The Office of the National Coordinator for Health Information Technology has come up with a seven step approach to security management. Reviewing these steps can also give IT professionals in healthcare a good idea if they’re following the right protocols to ensure PHI security. Further, if some of these steps haven’t already been taken, it’s also a good idea to implement it immediately.

Step 1 - Lead Your Culture, Select Your Team, and Learn

The first step here is to focus on your EHR development team and hire the best individuals to carry out the job. This would entail designating a security officer and using qualified professionals to perform security risk analyses. Further, create a culture where EHR/PHI developers have discussions about HIPAA Security Requirements on a regular basis. This can in turn ensure that knowledge of HIPAA rules is refreshed in their minds and any changes are identified in a timely manner. Finally, use tools to identify and preview security risks and embrace a work environment that is focused on securing patient information and protecting patient privacy.

Step 2 - Document Your Process, Findings, and Actions

Under the HIPAA Security Rule it’s required that all activities, policies, and procedures are well documented. By keeping record, a wealth of knowledge can be built and used to enhance security protocols.

Step 3 - Review Existing Security of ePHI (Perform Security Risk Analysis)

By performing risk analyses, vulnerabilities in the system can be identified. Further, it will also provide opportunities to enhance security within the IT ecosystem.

Step 4 - Develop an Action Plan

Keep developing an action plan and keep revising it. Further, keep educating staff about ongoing security analyses and ensure that security is a priority. The action plan should also have a clear structure of responsibilities and should always involve a PHI/EHR developer. The action plan will need to incorporate organizational standards, physical, administrative and technical safeguards, procedures, and policies.

Step 5 - Manage and Mitigate Risks

This process will require an implementation of an action plan, educating and training staff to reduce breaches, clear communication with patients, and updating business associated contracts.

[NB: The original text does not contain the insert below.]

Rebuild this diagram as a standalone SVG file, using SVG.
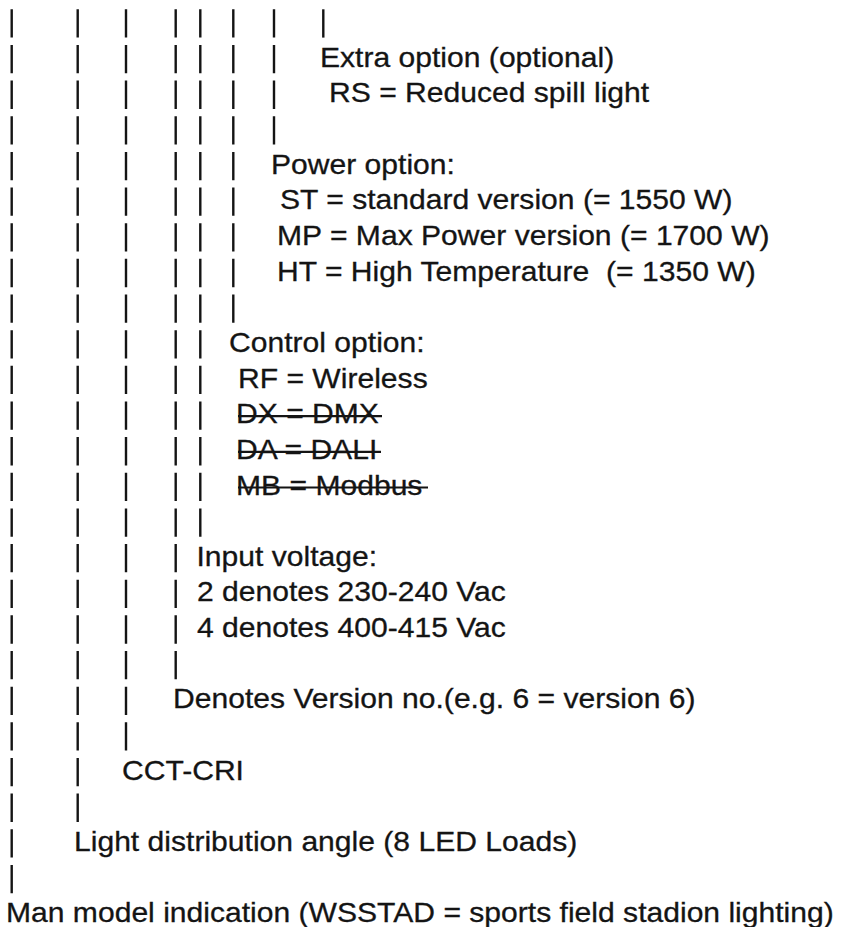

Step 6 - Attest for Meaningful Use Security Related Objective

Meaningful Use Programs were developed to help providers transition to EHRs to improve efficiency, quality, and safety of patient healthcare. Register for the EHR Incentive Programs after fulfilling the security risk analysis. Theoretically, don’t attest until a risk analysis has been performed, documented, and deficiencies have been identified and resolved.

Step 7 - Monitor, Audit, and Update Security on an Ongoing Basis

HIPAA Security Rule mandates that audit controls are incorporated and used. This will enable monitoring of effectiveness and adequacy of security protocols. Further, it’s a good idea to get another IT administrator and EHR developer to work together on the audit and monitoring functions. The functions also need to be scaled to the size of the healthcare practice.

PHI and EHR security protocols will continue to evolve next year and those in health IT need to stay on top of any changes. 2016 will also see a trend of driving costs down while improving patient and staff engagement, integrity of revenue, technology tools, and provider integration and consolidation.

Consolidation and integration processes have already started on merging physician and hospital revenue cycles under a single platform and leadership structure. However, there will be an expansion of post-acute care services. Patient engagement and satisfaction is also becoming vital as Medicare ties patient satisfaction to reimbursement. So expect a lot more changes to take place over 2016.

What’s been your experience with EHR and PHI security? Was the transition smooth or highly complex?